[147] It is known that the rock-raven, or corbie, seldom preys upon the flocks around her nest; but the moment she is deprived of her young, she will, to the utmost of her power, wreak her vengeance on the young lambs in her immediate neighborhood. I have known the corbie, when bereaved of her brood, tear, with her beak, the very foggage from the earth, and toss it about; and before twenty-four hours elapsed, several lambs would fall a sacrifice to her fury. I have also observed that grouse, where the ground suits their breeding, are generally very plentiful close around the eyrie of the relentless falcon.

[148] After recovery from child-birth, the Gipsy woman recommences her course of begging or stealing, with her child in her arms; and then she is more rapacious than at other times, taking whatever she can lay her hands upon. For she calculates upon escaping without a beating, by holding up her child to receive the blows aimed at her; which she knows will have the effect of making the aggrieved person desist, till she finds an opportunity of getting out of the way.—Grellmann on the Hungarian Gipsies.—Ed.

[149] The following facts will show what a Scottish Tinkler, at the present day, will sometimes do in the way of “sorning,” or masterful begging.
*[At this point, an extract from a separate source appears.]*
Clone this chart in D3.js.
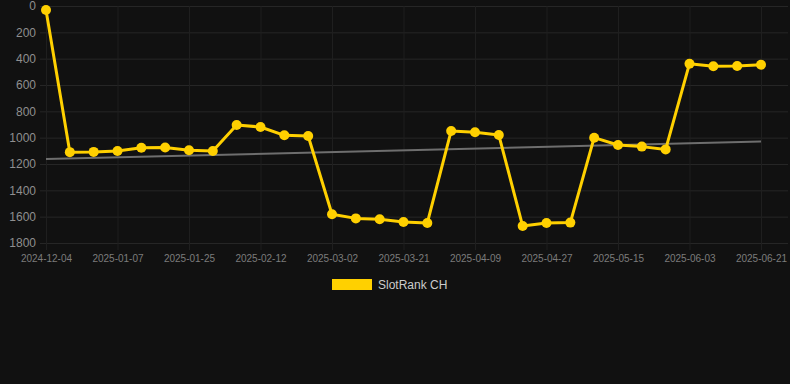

One of the race paid a visit to the house of a country ale-wife, and, in a crowded shop, vaulted the counter, and applied his bottle to her whiskey-tap. Immediately a cry, with up-lifted hands, was raised for the police, but the prudent ale-wife treated the circumstance with indifference, and exclaimed: “Hout, tout, tout! let the deil tak’ a wee drappie.”

On another occasion, a Gipsy woman entered a country public-house, leaving her partner at a short distance from the door. Espying a drawn bottle of porter, standing on a table, in a room in which were two females sitting, she, without the least ceremony, filled a glass, and drank it off; but before she could decant another, the other Gipsy, feeling sure of the luck of his mate, from her being admitted into the premises, immediately proceeded to share it with her. But he had hardly drank off the remainder of the porter, ere a son of the mistress of the house made his appearance, and demanded what was wanted. “Want—want?” replied the Gipsy, with a leering eye towards the empty bottle; “we want nothing—we’ve got all that we want!” On being ordered to “walk out of that,” they left, with a smile of satisfaction playing on their weather-beaten countenances.

Such displays of Gipsy impudence sometimes call forth only a hearty laugh from the people affected by them.—Ed.

[150] The Kamtachadales, says Dr. Grieve, in his translation of a Russian account of Kamtachatka, pretend to chiromancy, and tell a man’s good or bad fortune by the lines of his hand; but the rules which they follow are kept a great secret. Page 206.

[151] Julius Serenus, says Stackhouse, tells us, that the method among the Assyrians, Chaldeans, and Egyptians was to fill the cup with water, then throw into it thin plates of gold and silver, together with some precious stones, whereon were engraven certain characters, and, after that, the person who came to consult the oracle used certain forms of incantation, and, so calling upon the devil, were wont to receive their answer several ways: sometimes by particular sounds; sometimes by the characters which were in the cup rising upon the surface of the water, and by their arrangement forming the answer; and many times by the visible appearance of the persons themselves, about whom the oracle was consulted. Cornelius Agrippa (De Occult. Philos. LI, c. 57,) tells as, likewise, that the manner of some was to pour melted wax into the cup wherein was water; which wax would range itself in order, and so form answers, according to the questions proposed.—Saurin’s Dissertation, 38, and Heidegger’s His. patriar. exercit. 20.

Fortune-telling is punishable by the 9th Geo. II, chap. 5th. In June, 1805, a woman, of the name of Maxwell, commonly called the Galloway sorceress, was tried for this offence, by a jury, before the Stewart of Kirkcudbright, and was sentenced to imprisonment and the pillory.—Burnet on Criminal Law, page 178.

[152] It is not unlikely that the “something like chalk,” here mentioned, was nothing but a nutmeg, with which, and the eggs and whiskey, the Gipsy would make, what is called, “egg-nogg.”—Ed.